Friday, April 30, 2010

Roller-Coaster Ride From Hell

This has been some kind of week; it's like the cosmic floodgates of crazy opened wide and unleashed a deluge, nearly drowning us in bizarre behavior and really bad things. I know that Mercury is in one of its frequent, damnable retrogrades until May 13, and that usually means strangeness and perversity will prevail, but Mercury must be retrograding itself clean out of the Solar System because tons of weird shit have been happening all over.

Oh, speaking of "shit", we heard that word, or variations of it, echoing off the august alabaster walls of Congress as Senate hearings into the vile machinations of Wall Street raged on for five hours. The leaders of various financial firms got their buns raked over the coals by angry Senators, but they must have been wearing asbestos underwear because they didn't seem to be much phased by the whole ordeal. Maybe when you know you're making 50 million dollars this year you don't need to take some crotchety old man with a gavel seriously. I think that Wall Streeters know that their lobbying money has bought them protection from any meaningful reform, especially because the people trying to navigate the country out of the crippling, damaging recession are the very same people who caused it. So they don't have anything to worry about.

Very disturbing story about an environmental catastrophe unfolding in the Gulf of Mexico as a British Petroleum oil rig spews over 200,000 gallons of crude oil a day into the rich seafood beds and delicate wetlands ecosystem off the Louisiana coast, a truly special and unique part of the world that can't seem to catch a break when it comes to natural disasters. I wonder where that shithead Sarah Palin is now - we don't seem to be hearing a lot from her on one of her favorite subjects, offshore drilling. Who can forget her childish, simplistic chant of "Drill, baby, drill" at last summer's Republican convention, and the sight of all those wrinkled, pinched faces of the dessicated old people madly cheering her on. If I could, I would ask her, "Hey Sarah, how's that drilly-spilly thing working for you?" We'll see how far offshore drilling goes now.
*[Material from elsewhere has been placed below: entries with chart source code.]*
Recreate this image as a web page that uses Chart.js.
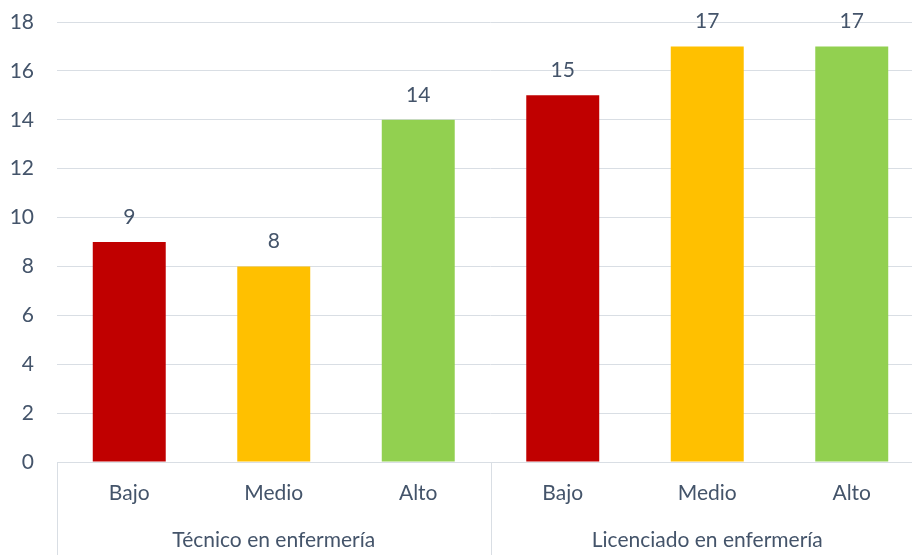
<!DOCTYPE html>
<html>
<head>
<meta charset="utf-8">
<script src="https://cdn.jsdelivr.net/npm/chart.js@4/dist/chart.umd.min.js"></script>
<style>
  html, body { margin: 0; padding: 0; background: #fff; overflow: hidden; }
  #wrap { width: 924px; height: 555px; }
</style>
</head>
<body>
<div id="wrap"><canvas id="nivelChart" width="924" height="555"></canvas></div>
<script>
const niveles = ['Bajo', 'Medio', 'Alto', 'Bajo', 'Medio', 'Alto'];
const grupos = ['Técnico en enfermería', 'Licenciado en enfermería'];
const valores = [9, 8, 14, 15, 17, 17];
const yTicks = [0, 2, 4, 6, 8, 10, 12, 14, 16, 18];

const colores = ['#C00000', '#FFC000', '#92D050', '#C00000', '#FFC000', '#92D050'];
const textColor = '#44546A';
const lineColor = '#D9DEE4';
const fontFamily = 'Lato, "Open Sans", sans-serif';
const fontSize = 21;

// value above each bar
const valueLabels = {
    id: 'valueLabels',
    afterDatasetsDraw(chart) {
        const ctx = chart.ctx;
        const meta = chart.getDatasetMeta(0);
        ctx.save();
        ctx.fillStyle = textColor;
        ctx.font = fontSize + 'px ' + fontFamily;
        ctx.textAlign = 'center';
        ctx.textBaseline = 'middle';
        meta.data.forEach((bar, i) => {
            ctx.fillText(String(valores[i]), bar.x, bar.y - 25);
        });
        ctx.restore();
    }
};

// second row of the category axis: group names and separators
const groupAxis = {
    id: 'groupAxis',
    afterDraw(chart) {
        const ctx = chart.ctx;
        const x = chart.scales.x;
        const bottom = chart.chartArea.bottom;
        const perGroup = niveles.length / grupos.length;
        const step = (x.right - x.left) / niveles.length;
        ctx.save();
        ctx.strokeStyle = lineColor;
        ctx.lineWidth = 1;
        for (let g = 0; g <= grupos.length; g++) {
            const px = Math.round(x.left + g * perGroup * step) + 0.5;
            ctx.beginPath();
            ctx.moveTo(px, bottom);
            ctx.lineTo(px, chart.height);
            ctx.stroke();
        }
        ctx.fillStyle = textColor;
        ctx.font = fontSize + 'px ' + fontFamily;
        ctx.textAlign = 'center';
        ctx.textBaseline = 'middle';
        grupos.forEach((name, g) => {
            const cx = x.left + (g + 0.5) * perGroup * step;
            ctx.fillText(name, cx, bottom + 78);
        });
        ctx.restore();
    }
};

const ctx = document.getElementById('nivelChart').getContext('2d');
new Chart(ctx, {
    type: 'bar',
    data: {
        labels: niveles,
        datasets: [{
            data: valores,
            backgroundColor: colores,
            categoryPercentage: 1,
            barPercentage: 0.505
        }]
    },
    options: {
        responsive: false,
        animation: false,
        layout: { padding: { top: 22, right: 0, left: 0, bottom: 0 } },
        plugins: {
            legend: { display: false },
            tooltip: { enabled: false }
        },
        scales: {
            x: {
                afterFit: s => { s.height = 93; s.paddingLeft = 0; s.paddingRight = 0; },
                grid: { display: false, drawTicks: false },
                border: { color: lineColor },
                ticks: { color: textColor, font: { family: fontFamily, size: fontSize }, padding: 19 }
            },
            y: {
                min: 0,
                max: 18,
                afterFit: s => { s.width = 57; s.paddingTop = 0; s.paddingBottom = 0; },
                afterBuildTicks: s => { s.ticks = yTicks.map(v => ({ value: v })); },
                grid: { color: lineColor, drawTicks: false },
                border: { display: false },
                ticks: { color: textColor, font: { family: fontFamily, size: fontSize }, padding: 23 }
            }
        }
    },
    plugins: [valueLabels, groupAxis]
});
</script>
</body>
</html>
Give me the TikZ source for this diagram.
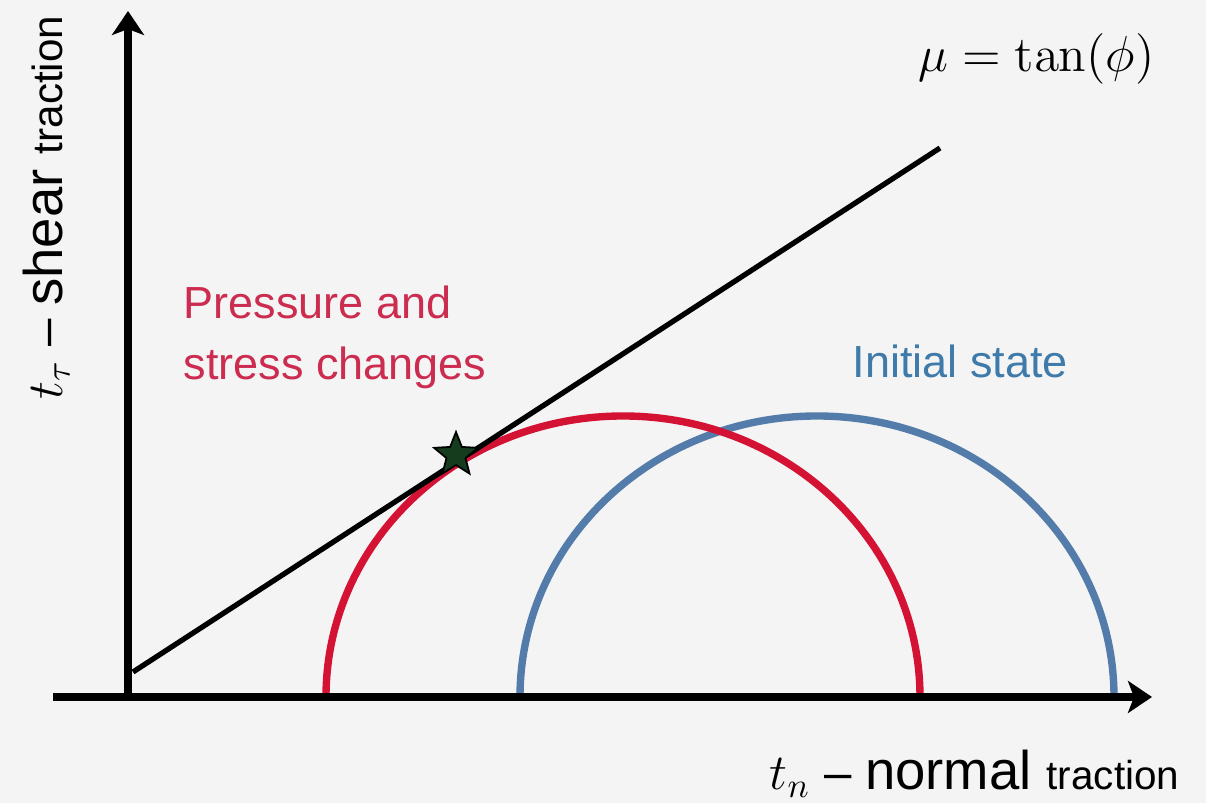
\documentclass[tikz,border=0pt]{standalone}
\usepackage[no-math]{fontspec}
\setsansfont{Liberation Sans}
\usepackage{amsmath}
\usepackage{xcolor}
\usepackage{tikz}
\usetikzlibrary{shapes.geometric, arrows.meta, positioning}
\definecolor{bggray}{RGB}{244,244,244}
\definecolor{arcred}{RGB}{212,18,52}
\definecolor{txtred}{RGB}{204,44,80}
\definecolor{arcblue}{RGB}{84,124,170}
\definecolor{txtblue}{RGB}{62,122,170}
\definecolor{stargreen}{RGB}{22,60,30}
\tikzset{
  axis/.style={line width=2.1pt, -{Stealth[length=0.24cm, width=0.32cm, inset=0.06cm]}},
  envelope/.style={line width=1.5pt, black},
  mohr/.style={line width=2.1pt},
  lbl/.style={inner sep=0pt, font=\sffamily},
}
\begin{document}
\begin{tikzpicture}
  \fill[bggray] (0,0) rectangle (12.06,8.03);
  \useasboundingbox (0,0) rectangle (12.06,8.03);

  %% === Reference points ===
  \coordinate (orig)   at (1.28,1.06);
  \coordinate (xstart) at (0.53,1.06);
  \coordinate (xend)   at (11.52,1.06);
  \coordinate (yend)   at (1.28,7.92);
  \coordinate (fstart) at (1.33,1.31);
  \coordinate (fend)   at (9.40,6.55);
  \coordinate (redl)   at (3.26,1.06);
  \coordinate (bluel)  at (5.20,1.06);

  %% === Mohr circles ===
  \draw[mohr, arcblue] (bluel) arc[start angle=180, end angle=0, x radius=2.97, y radius=2.81];
  \draw[mohr, arcred]  (redl)  arc[start angle=180, end angle=0, x radius=2.97, y radius=2.81];

  %% === Failure envelope ===
  \draw[envelope] (fstart) -- (fend);

  %% === Axes ===
  \draw[axis] (xstart) -- (xend);
  \draw[axis] (orig)   -- (yend);

  %% Contact point
  \node[star, star points=5, star point ratio=2.3, minimum size=0.46cm, inner sep=0pt,
        fill=stargreen, draw=black, line width=0.5pt] (touch) at (4.56,3.48) {};

  %% === Labels ===
  \node[lbl, anchor=base east] (mu) at (11.55,7.31)
        {\fontsize{14.5}{17}\selectfont $\mu = \tan(\phi)$};
  \node[lbl, anchor=north west, align=left, text=txtred,
        font=\sffamily\fontsize{12.8}{17.4}\selectfont] (press) at (1.83,5.18)
        {Pressure and\\stress changes};
  \node[lbl, anchor=base west, text=txtblue,
        font=\sffamily\fontsize{12.8}{15}\selectfont] (init) at (8.52,4.25) {Initial state};
  \node[lbl, anchor=base east] (xlab) at (11.80,0.13)
        {\fontsize{14}{17}\selectfont $t_n$ -- \fontsize{15.5}{18}\selectfont normal
         \fontsize{11.5}{13}\selectfont traction};
  \node[lbl, anchor=base west, rotate=90] (ylab) at (0.62,4.03)
        {\fontsize{14}{17}\selectfont $t_\tau$ -- \fontsize{15.5}{18}\selectfont shear
         \fontsize{12}{14}\selectfont traction};
\end{tikzpicture}
\end{document}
And we're having our own shitstorm here in Arizona, as the whole nation goes ape shit (yes, I'm going to use that word as much as I can, while I can). The local news shows babble on breathlessly about the economic "backlash" this bill will cause us. In sonorous tones they announce the conventions that are being canceled left and right. The first convention canceled was for some immigration lawyers' group, so that wasn't exactly a horrible shock. But hotel owners are already declaring Armageddon and claim to be teetering on the edge of ruin. Various big-city governments, most notably San Francisco, Dallas and New York, have cut business ties with our fair state. But we've seen this before - Arizona caught all kinds of crap when it refused to honor Martin Luther King. Despite all the dire predictions, over 60% of Arizonans approve of the new law and Governor-Without-A-Mandate Jan Brewer's approval rating has gone up around 15 percentage points. What does that say about us, that we somehow invite and look forward to economic ruin? I guess this little psychodrama has to play itself out and by next week everybody will have moved on to the next manufactured crisis, and life here will return to relative normalcy. People have very short memories, especially when it comes to disasters.

I hope we can get some rest this weekend and nothing awful happens for a couple of days, at least. It would be just our luck that some flashpoint in the world will pop off, like North Korea or Iran, and all of a sudden everybody's attention will go over there. Either that or some dimwitted Hollywood starlet will make another public appearance without panties or someone will uncover a nest of 50 new Tiger Woods mistresses or some shameless trollop will parade around in a bikini with Nazi tattoos on her butt. And everyone will be interested in that.

Mercury, give us a break and un-retrograde yourself. We can't stand much more of this cosmic craziness.